Emerging market equity ETFs absorbed $8.2 billion in net inflows over the three weeks ending January 10, according to EPFR flow data, marking the strongest sustained institutional buying cycle since November 2021. The capital came from U.S. pension funds, European asset managers, and family offices that spent most of 2023 underweight EM exposure. The reversal is clean: funds that saw $11.3 billion in net outflows during the first half of 2024 are now absorbing capital at a pace that erases that hesitation in under two months.
The shift began in mid-December, when Federal Reserve signaling around peak rates coincided with stabilization in Chinese property markets and a weaker dollar. Institutions that held off through October's volatility moved decisively. Broad EM equity ETFs like iShares MSCI Emerging Markets (EEM) and Vanguard FTSE Emerging Markets (VWO) accounted for $5.1 billion of the total, while single-country India and Taiwan funds took another $2.4 billion. Brazil and Mexico funds, dormant for months, added $700 million combined. The flows are not retail-driven—average ticket sizes and timing patterns indicate pension rebalancing and multi-strategy fund repositioning.
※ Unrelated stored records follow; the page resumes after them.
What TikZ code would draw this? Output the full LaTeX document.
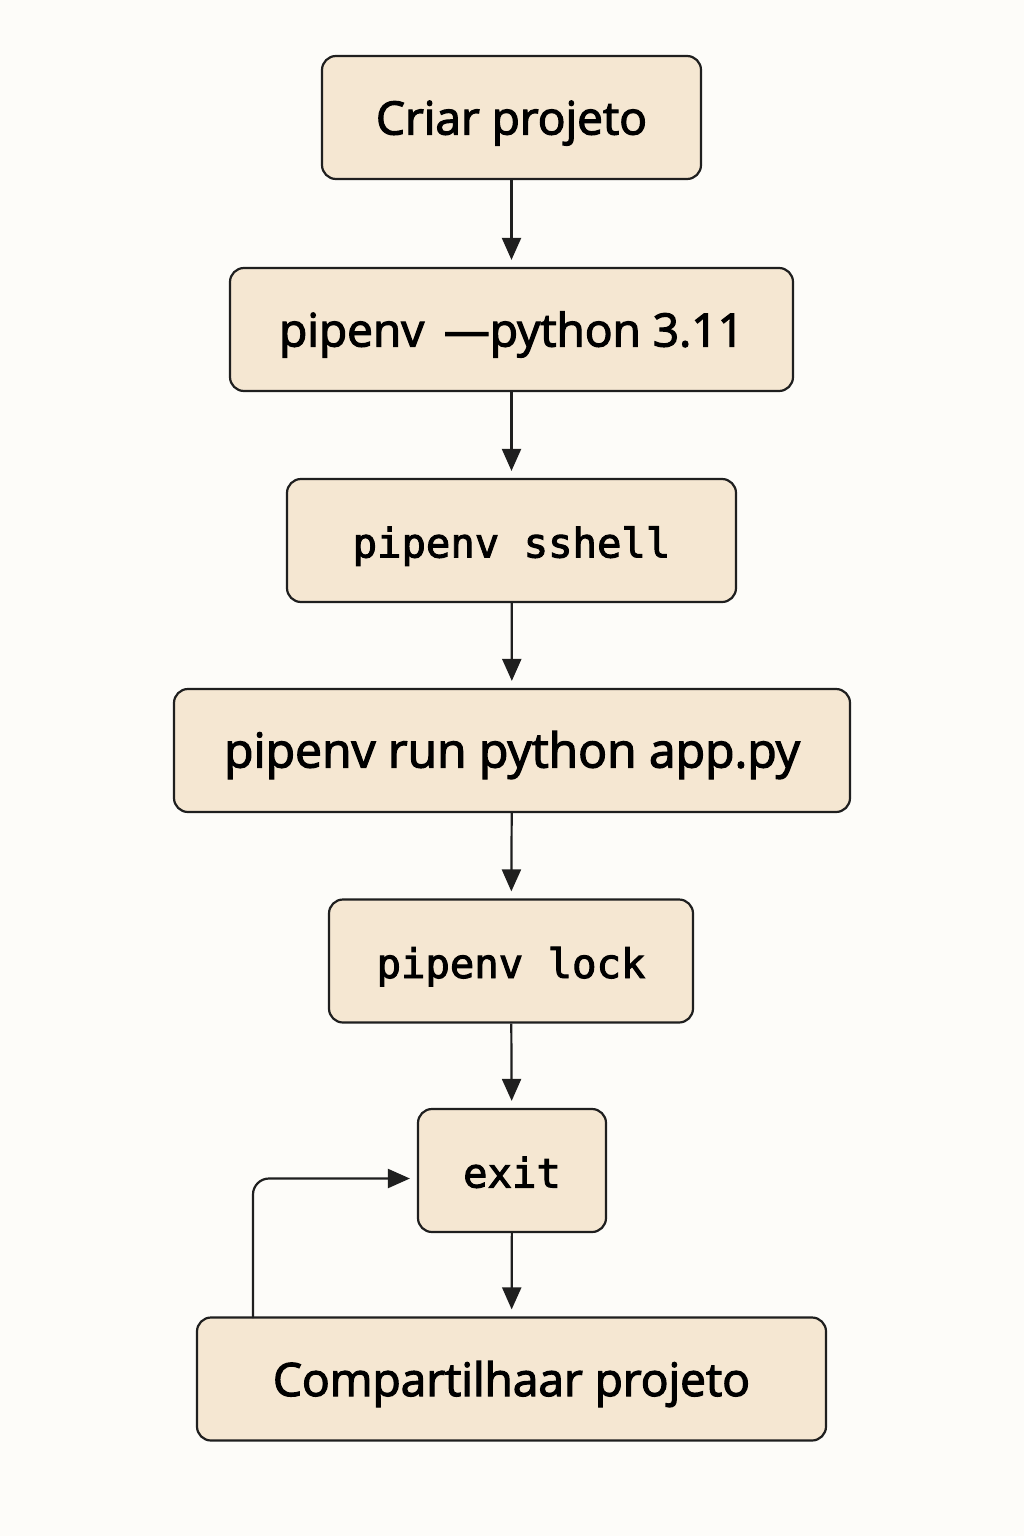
\documentclass[tikz,border=0pt]{standalone}
\usepackage{fontspec}
\newfontfamily\boxfont{Open Sans}[FakeBold=2.6]
\newfontfamily\cmdfont{DejaVu Sans Mono}[FakeBold=2.4]
\usetikzlibrary{arrows.meta,calc,positioning}
\definecolor{Ink}{HTML}{1F1F1F}
\definecolor{Paper}{HTML}{FDFCF9}
\definecolor{Sand}{HTML}{F5E7D2}
\tikzset{stage/.style={rounded corners=7pt,draw=Ink,fill=Sand,line width=1.1pt,minimum height=61.5pt,align=center,inner sep=0pt,text height=17pt,text depth=0pt,font=\boxfont\fontsize{23}{27}\selectfont},cmd/.style={stage,font=\cmdfont\fontsize{20.3}{24}\selectfont},flow/.style={-{Triangle[length=11pt,width=9.5pt]},line width=1.1pt,draw=Ink,shorten >=3.5pt}}
\begin{document}
\begin{tikzpicture}[x=.5pt,y=-.5pt]
        \fill[Paper](0,0)rectangle(1024,1536);
        \node[stage,minimum width=189.5pt](criar)at(511.5,117.5){Criar projeto};
        \node[stage,minimum width=281.5pt](python)at(511.5,329.5){pipenv \,—python 3.11};
        \node[cmd,minimum width=224.5pt](shell)at(511.5,540.5){pipenv sshell};
        \node[stage,minimum width=338pt,font=\boxfont\fontsize{24}{28}\selectfont](run)at(512,750.5){pipenv run python app.py};
        \node[cmd,minimum width=182pt](lock)at(511,961){pipenv lock};
        \node[cmd,minimum width=94pt](exit)at(512,1170.5){exit};
        \node[stage,minimum width=314.5pt](share)at(511.5,1379){Compartilhaar projeto};
        \draw[flow](criar)--(python);
        \draw[flow](python)--(shell);
        \draw[flow](shell)--(run);
        \draw[flow](run)--(lock);
        \draw[flow](lock)--(exit);
        \draw[flow](exit)--(share);
        % loop back from the last step
        \coordinate(back)at(253,1318);
        \coordinate(into)at($(exit.west)+(0,8)$);
        \draw[flow,rounded corners=8pt](back)|-(into);
      \end{tikzpicture}
\end{document}
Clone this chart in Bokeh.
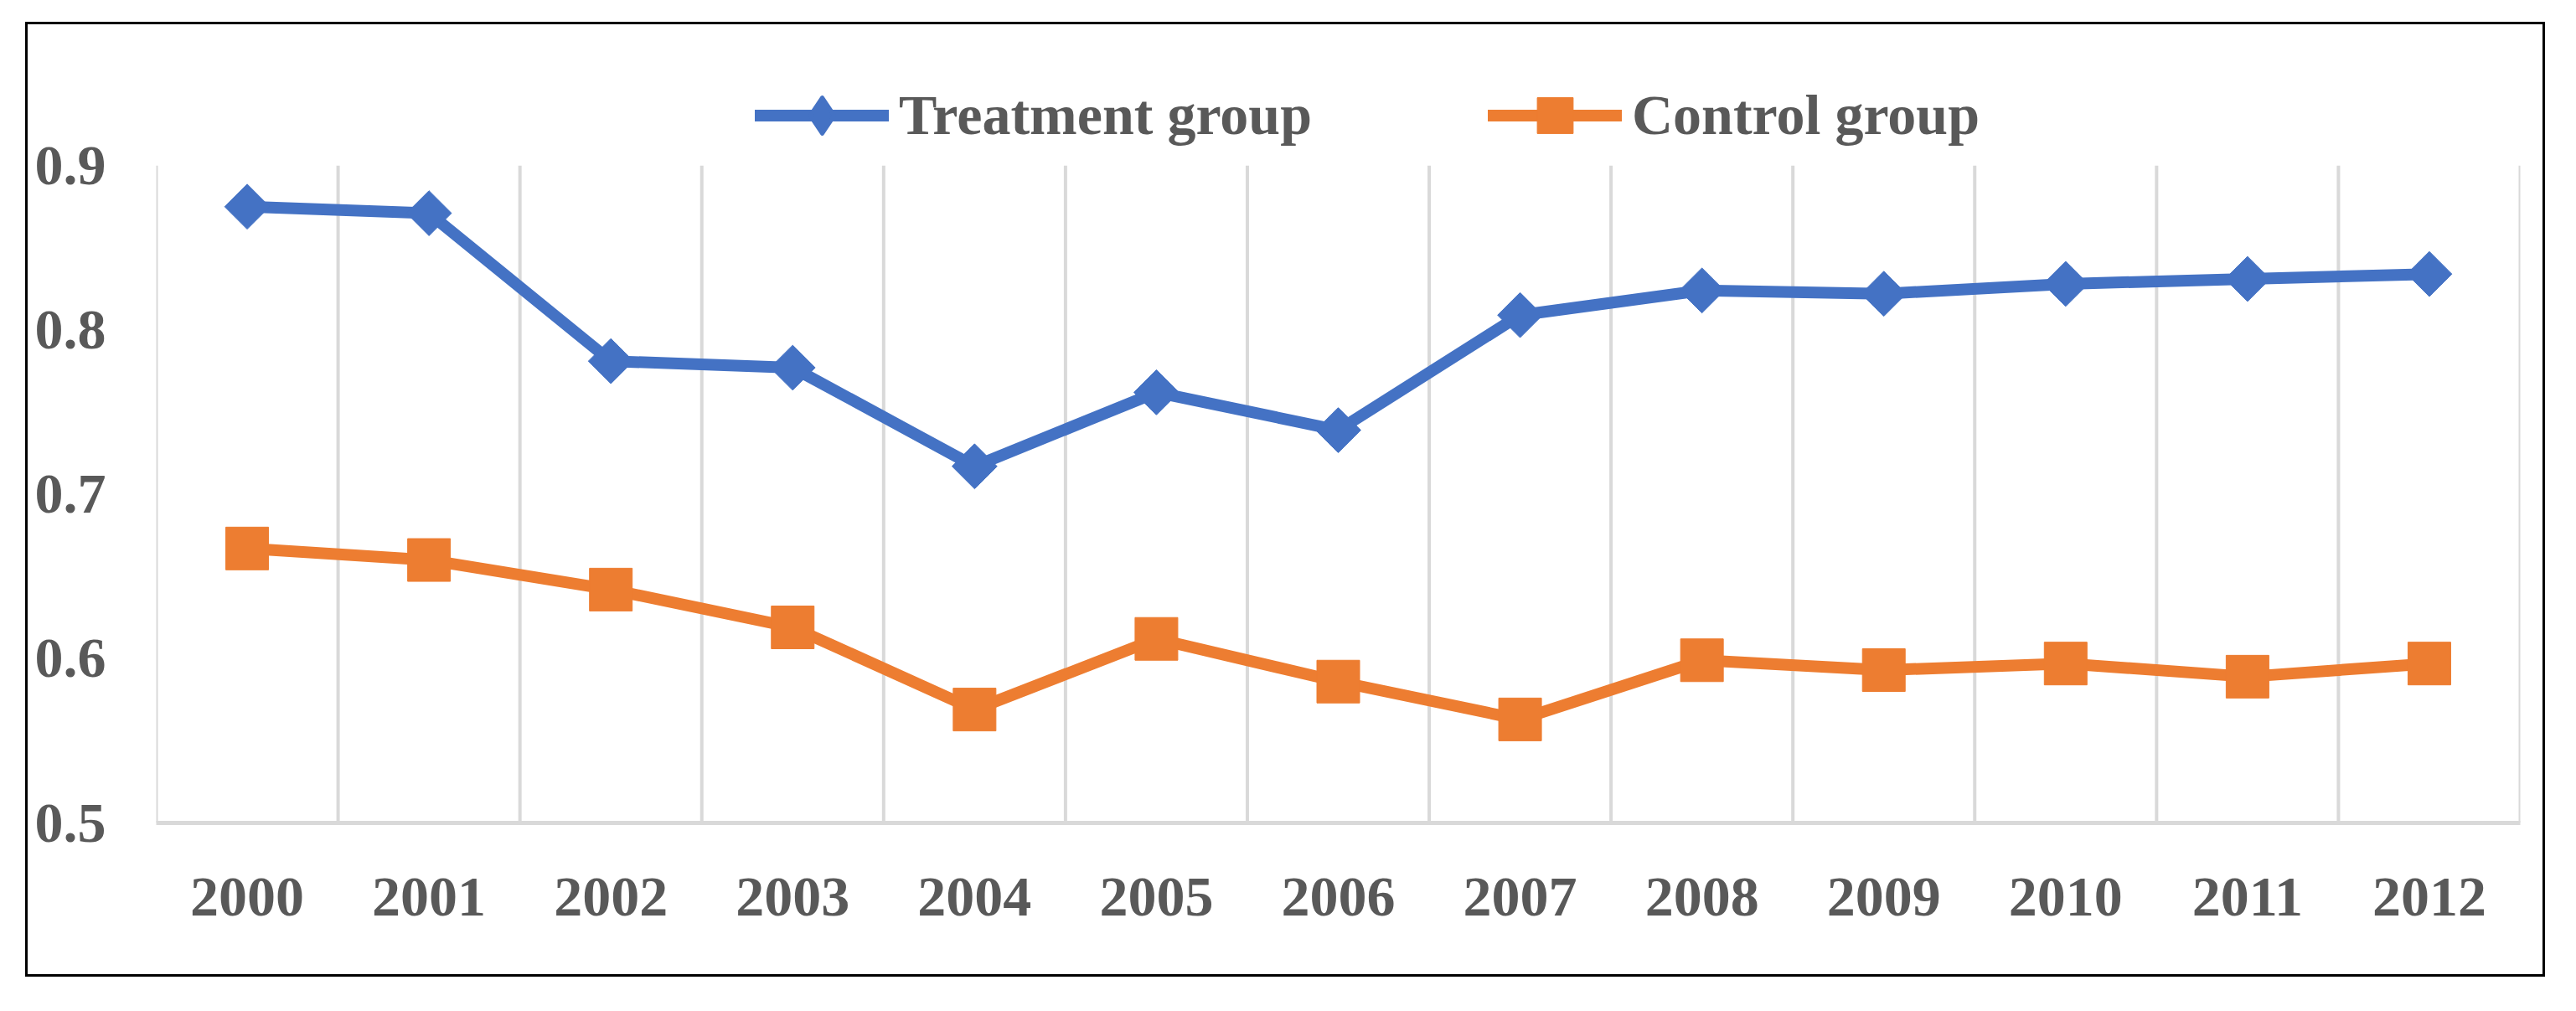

This matters because institutional EM allocations had been stuck at decade lows. The typical 60/40 portfolio held just 4.2% in EM equities as of Q3 2024, down from 7.1% in 2018, per Morningstar data. That underweight created room for mean reversion, and the speed of the recent flows suggests allocators are treating this as a structural rebalance, not a tactical trade. The dollar's 3.8% decline against a basket of EM currencies since late November removes a headwind that kept many funds sidelined. Meanwhile, China's CSI 300 is up 9.1% since December 15, and India's Nifty 50 broke through 24,000 without pausing, giving managers confidence that the rally has legs.
The risk is that this is a liquidity-driven sprint, not a durable shift. EM equity valuations are no longer cheap—forward P/E ratios for MSCI EM sit at 12.4x, above the five-year average of 11.8x. If U.S. rates stay elevated longer than markets expect, or if China's property stabilization stalls, these flows reverse quickly. But for now, the capital is moving with conviction, and the $8.2 billion in three weeks compares to $14.1 billion for all of Q4 2024. Fund managers who stayed overweight U.S. large-cap through year-end are now explaining underperformance.
Watch for two follow-on signals. First, January month-end rebalancing data from State Street and BlackRock, due around February 3, will confirm whether pension funds are formally raising EM targets or if this was a one-time catch-up. Second, MSCI's February 28 index review could shift $1.2 billion into Indian mid-caps if recent rule changes take effect, which would pull more passive capital behind the active flows already deployed. The question is not whether institutions are back in EM—they are. The question is whether they stay when volatility returns, and the answer will show up in the next Fed meeting cycle, not in these flows.
The takeaway
Institutions moved **$8.2B** into EM ETFs in three weeks, the fastest pace since 2021, ending a 14-month underweight stance.